A puff of smoke and flames arose from the bag when the baggage handler grabbed it. The handler patted out the fire and removed the backpack before it reached the plane, which was carrying 40,000 gallons of jet fuel, police said.

The Phoenix Fire Department's hazardous material team as well as the bomb squad checked out the backpack, Gehlbach said.

Authorities believe that toiletries and friction were the cause of the unusual incident.

After seeing wear marks on the bag, airport police theorized that the backpack got stuck on the landing belt between two larger bags.

The continuous movement of the belt heated up the bag. The heat, in combination with chemicals that were released from broken toiletries in the backpack, could have caused the fire.

"In essence, it was somewhat of a freak accident," Gehlbach said.

Authorities evacuated about 130 people out of gate A-17, including the 50 passengers on board and ramp personnel.

US Airways had moved the plane away from the terminal as a precaution, Gehlbach said.

Passengers, including the owner of the backpack, were reboarded on the same plane and took off at 11:15 a.m. Authorities returned the remains of the backpack to the owner with her belongings bagged up.

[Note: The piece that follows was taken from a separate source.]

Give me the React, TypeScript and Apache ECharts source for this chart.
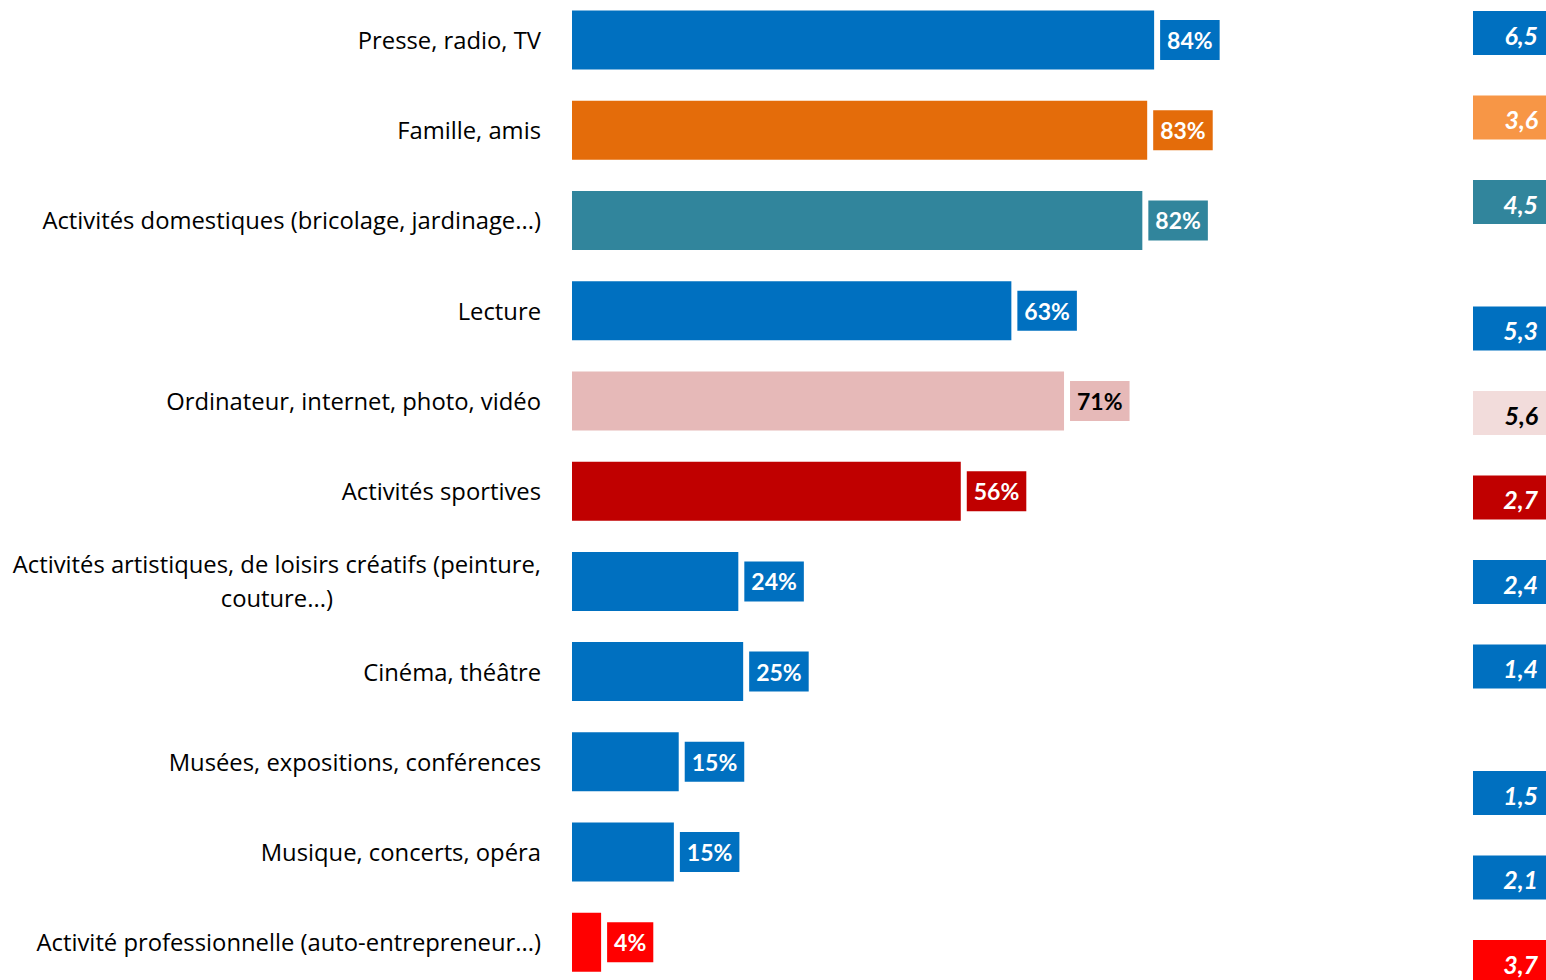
import React, { useEffect, useRef } from "react";
import * as echarts from "echarts";

const categories = [
  "Presse, radio, TV",
  "Famille, amis",
  "Activités domestiques (bricolage, jardinage...)",
  "Lecture",
  "Ordinateur, internet, photo, vidéo",
  "Activités sportives",
  "Activités artistiques, de loisirs créatifs (peinture,\ncouture...)",
  "Cinéma, théâtre",
  "Musées, expositions, conférences",
  "Musique, concerts, opéra",
  "Activité professionnelle (auto-entrepreneur...)",
];
const shareValues = [84, 83, 82.3, 63.4, 71, 56.1, 24, 24.7, 15.4, 14.7, 4.2];
const barColors = [
  "#0070C0", "#E46C0A", "#31859C", "#0070C0", "#E6B9B8", "#C00000",
  "#0070C0", "#0070C0", "#0070C0", "#0070C0", "#FF0000",
];
const barLabelColors = [
  "#fff", "#fff", "#fff", "#fff", "#000", "#fff", "#fff", "#fff", "#fff", "#fff", "#fff",
];
const scoreValues = [6.5, 3.6, 4.5, 5.3, 5.6, 2.7, 2.4, 1.4, 1.5, 2.1, 3.7];
const scoreSlots = [0, 1, 2, 3.5, 4.5, 5.5, 6.5, 7.5, 9, 10, 11];
const scoreColors = [
  "#0070C0", "#F79646", "#31859C", "#0070C0", "#F2DCDB", "#C00000",
  "#0070C0", "#0070C0", "#0070C0", "#0070C0", "#FF0000",
];
const scoreTextColors = [
  "#fff", "#fff", "#fff", "#fff", "#000", "#fff", "#fff", "#fff", "#fff", "#fff", "#fff",
];

const CAT_FONT = "'Open Sans', 'Noto Sans', sans-serif";
const NUM_FONT = "Lato, 'Noto Sans', sans-serif";
const CAT_SIZE = 23.8;

export default function App() {
  const ref = useRef<HTMLDivElement>(null);
  useEffect(() => {
    if (!ref.current) return;
    const chart = echarts.init(ref.current, undefined, { renderer: "svg" });
    chart.setOption({
      animation: false,
      backgroundColor: "#ffffff",
      textStyle: { fontFamily: CAT_FONT },
      grid: [
        {
          left: 572, top: -5.1, width: 693, height: 992.5,
          containLabel: false, outerBoundsMode: "none",
        },
        {
          left: 1473, top: 33, width: 74, height: 929,
          containLabel: false, outerBoundsMode: "none",
        },
      ],
      xAxis: [
        { type: "value", min: 0, max: 100, gridIndex: 0, show: false },
        { type: "value", min: 0, max: 1, gridIndex: 1, show: false },
      ],
      yAxis: [
        {
          type: "category",
          gridIndex: 0,
          inverse: true,
          data: categories,
          axisLine: { show: false },
          axisTick: { show: false },
          splitLine: { show: false },
          axisLabel: {
            margin: 31,
            fontSize: CAT_SIZE,
            color: "#000",
            fontFamily: CAT_FONT,
            formatter: (v: string) => {
              const parts = v.split("\n");
              if (parts.length === 1) return v;
              return `{a|${parts[0]}}\n{c|${parts[1]}}`;
            },
            rich: {
              a: { fontSize: CAT_SIZE, color: "#000", fontFamily: CAT_FONT, lineHeight: 34, align: "right" },
              c: { fontSize: CAT_SIZE, color: "#000", fontFamily: CAT_FONT, lineHeight: 34, align: "center" },
            },
          },
        },
        {
          type: "value",
          gridIndex: 1,
          min: 0,
          max: 11,
          inverse: true,
          show: false,
        },
      ],
      series: [
        {
          type: "bar",
          xAxisIndex: 0,
          yAxisIndex: 0,
          barWidth: 59,
          data: shareValues.map((v, i) => ({
            value: v,
            itemStyle: { color: barColors[i] },
            label: { backgroundColor: barColors[i], color: barLabelColors[i] },
          })),
          label: {
            show: true,
            position: "right",
            distance: 6,
            fontSize: 23,
            fontWeight: "bold",
            fontFamily: NUM_FONT,
            lineHeight: 24,
            padding: [8, 7, 8, 7],
            formatter: (p: any) => `${Math.round(p.value)}%`,
          },
        },
        {
          type: "scatter",
          xAxisIndex: 1,
          yAxisIndex: 1,
          symbol: "rect",
          symbolSize: [74, 44],
          data: scoreValues.map((v, i) => ({
            value: [0.5, scoreSlots[i], v],
            itemStyle: { color: scoreColors[i], opacity: 1 },
            label: { color: scoreTextColors[i] },
          })),
          label: {
            show: true,
            position: ["88%", "54%"],
            align: "right",
            verticalAlign: "middle",
            fontSize: 25,
            fontWeight: "bold",
            fontStyle: "italic",
            fontFamily: NUM_FONT,
            formatter: (p: any) => String(p.value[2]).replace(".", ","),
          },
        },
      ],
    });
    return () => chart.dispose();
  }, []);
  return (
    <div
      ref={ref}
      style={{ position: "absolute", left: 0, top: 0, width: 1546, height: 980 }}
    />
  );
}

Police questioned the owner of the backpack, who seemed "perplexed" and didn't understand how her bag could have created a problem, Gehlbach said. The woman had come from a connecting flight where her bag had likely already been screened at a different airport.

The security incident comes a week before the start of what is traditionally the biggest travel season of the year. As many as 150,000 people pass through Phoenix Sky Harbor's gates each day during the Thanksgiving weekend.